▶ **WHAT YOU NEED TO DO**: Keep to the lines between the one holding "Emit a Python" and the one holding "yticks = list(range(0, 150, 10))", inclusive, and write them out exactly.

▶ **GIVEN DATA**:
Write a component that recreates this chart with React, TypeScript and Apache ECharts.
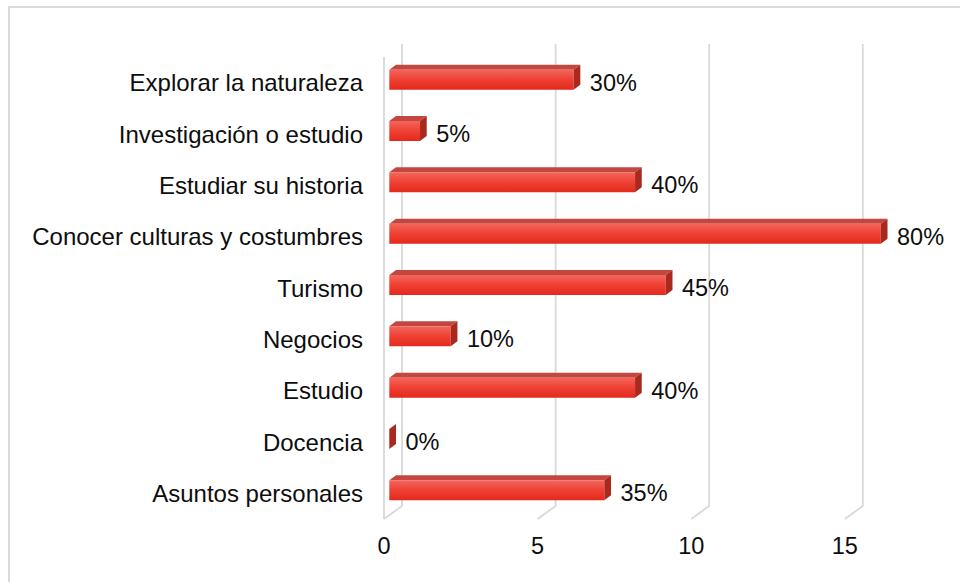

---

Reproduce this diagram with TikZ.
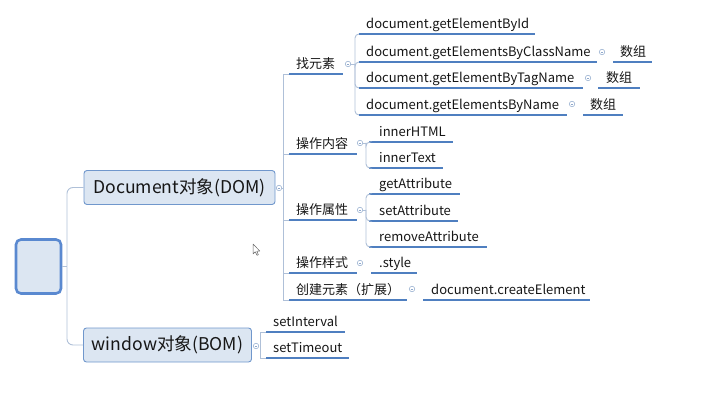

---

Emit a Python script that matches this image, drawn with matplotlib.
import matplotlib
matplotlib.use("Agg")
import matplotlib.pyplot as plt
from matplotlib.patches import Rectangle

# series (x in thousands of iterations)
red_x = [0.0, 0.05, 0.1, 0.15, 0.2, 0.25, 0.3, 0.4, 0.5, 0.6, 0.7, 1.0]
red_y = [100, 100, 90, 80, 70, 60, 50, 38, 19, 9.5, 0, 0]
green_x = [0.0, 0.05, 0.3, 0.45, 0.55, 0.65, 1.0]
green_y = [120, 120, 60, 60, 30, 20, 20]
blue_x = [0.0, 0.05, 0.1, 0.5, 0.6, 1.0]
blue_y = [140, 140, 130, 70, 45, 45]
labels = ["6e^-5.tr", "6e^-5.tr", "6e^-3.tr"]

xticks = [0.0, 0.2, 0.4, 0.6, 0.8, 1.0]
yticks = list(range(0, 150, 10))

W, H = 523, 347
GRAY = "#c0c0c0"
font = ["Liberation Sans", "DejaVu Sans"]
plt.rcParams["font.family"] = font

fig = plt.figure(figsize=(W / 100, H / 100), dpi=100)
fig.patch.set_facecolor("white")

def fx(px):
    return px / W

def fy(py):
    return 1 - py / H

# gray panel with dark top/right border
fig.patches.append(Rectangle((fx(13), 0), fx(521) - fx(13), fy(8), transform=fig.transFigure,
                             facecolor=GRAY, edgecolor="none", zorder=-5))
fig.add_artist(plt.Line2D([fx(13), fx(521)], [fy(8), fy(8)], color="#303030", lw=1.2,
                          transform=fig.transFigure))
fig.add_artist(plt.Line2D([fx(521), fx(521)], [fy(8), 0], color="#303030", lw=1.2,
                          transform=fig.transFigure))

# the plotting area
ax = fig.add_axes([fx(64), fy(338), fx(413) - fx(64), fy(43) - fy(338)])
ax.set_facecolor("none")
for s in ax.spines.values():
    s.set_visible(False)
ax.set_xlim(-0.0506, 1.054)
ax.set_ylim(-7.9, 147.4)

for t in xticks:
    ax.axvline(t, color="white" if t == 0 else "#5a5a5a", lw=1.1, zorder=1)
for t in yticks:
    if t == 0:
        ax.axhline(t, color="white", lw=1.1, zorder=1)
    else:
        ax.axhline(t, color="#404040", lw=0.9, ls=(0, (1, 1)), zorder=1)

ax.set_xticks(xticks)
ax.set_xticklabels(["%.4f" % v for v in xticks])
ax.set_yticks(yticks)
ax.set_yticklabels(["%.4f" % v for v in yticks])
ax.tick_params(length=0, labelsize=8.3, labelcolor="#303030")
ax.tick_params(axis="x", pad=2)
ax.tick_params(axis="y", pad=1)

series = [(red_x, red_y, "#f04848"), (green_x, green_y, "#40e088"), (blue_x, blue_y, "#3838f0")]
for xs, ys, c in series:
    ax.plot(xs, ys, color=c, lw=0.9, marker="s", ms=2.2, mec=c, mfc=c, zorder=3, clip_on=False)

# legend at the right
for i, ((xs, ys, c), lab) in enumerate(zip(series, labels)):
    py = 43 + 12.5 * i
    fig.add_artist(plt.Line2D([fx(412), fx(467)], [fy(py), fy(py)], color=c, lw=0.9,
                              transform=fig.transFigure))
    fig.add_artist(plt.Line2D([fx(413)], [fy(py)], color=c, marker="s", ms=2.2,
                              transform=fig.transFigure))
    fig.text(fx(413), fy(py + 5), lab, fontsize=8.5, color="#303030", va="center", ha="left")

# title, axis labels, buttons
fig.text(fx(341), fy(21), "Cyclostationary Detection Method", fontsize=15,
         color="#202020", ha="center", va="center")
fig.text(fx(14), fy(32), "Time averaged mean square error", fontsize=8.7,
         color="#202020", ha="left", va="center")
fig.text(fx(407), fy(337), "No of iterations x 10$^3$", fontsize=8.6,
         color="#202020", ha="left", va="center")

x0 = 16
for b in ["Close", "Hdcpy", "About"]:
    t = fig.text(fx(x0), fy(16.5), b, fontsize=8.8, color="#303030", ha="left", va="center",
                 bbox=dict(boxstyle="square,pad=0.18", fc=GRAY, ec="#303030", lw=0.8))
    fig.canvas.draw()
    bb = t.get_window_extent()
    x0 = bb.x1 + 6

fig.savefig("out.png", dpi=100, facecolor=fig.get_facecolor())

▶ **ANSWER TO THIS PROBLEM**:
Emit a Python script that matches this image, drawn with matplotlib.
import matplotlib
matplotlib.use("Agg")
import matplotlib.pyplot as plt
from matplotlib.patches import Rectangle

# series (x in thousands of iterations)
red_x = [0.0, 0.05, 0.1, 0.15, 0.2, 0.25, 0.3, 0.4, 0.5, 0.6, 0.7, 1.0]
red_y = [100, 100, 90, 80, 70, 60, 50, 38, 19, 9.5, 0, 0]
green_x = [0.0, 0.05, 0.3, 0.45, 0.55, 0.65, 1.0]
green_y = [120, 120, 60, 60, 30, 20, 20]
blue_x = [0.0, 0.05, 0.1, 0.5, 0.6, 1.0]
blue_y = [140, 140, 130, 70, 45, 45]
labels = ["6e^-5.tr", "6e^-5.tr", "6e^-3.tr"]

xticks = [0.0, 0.2, 0.4, 0.6, 0.8, 1.0]
yticks = list(range(0, 150, 10))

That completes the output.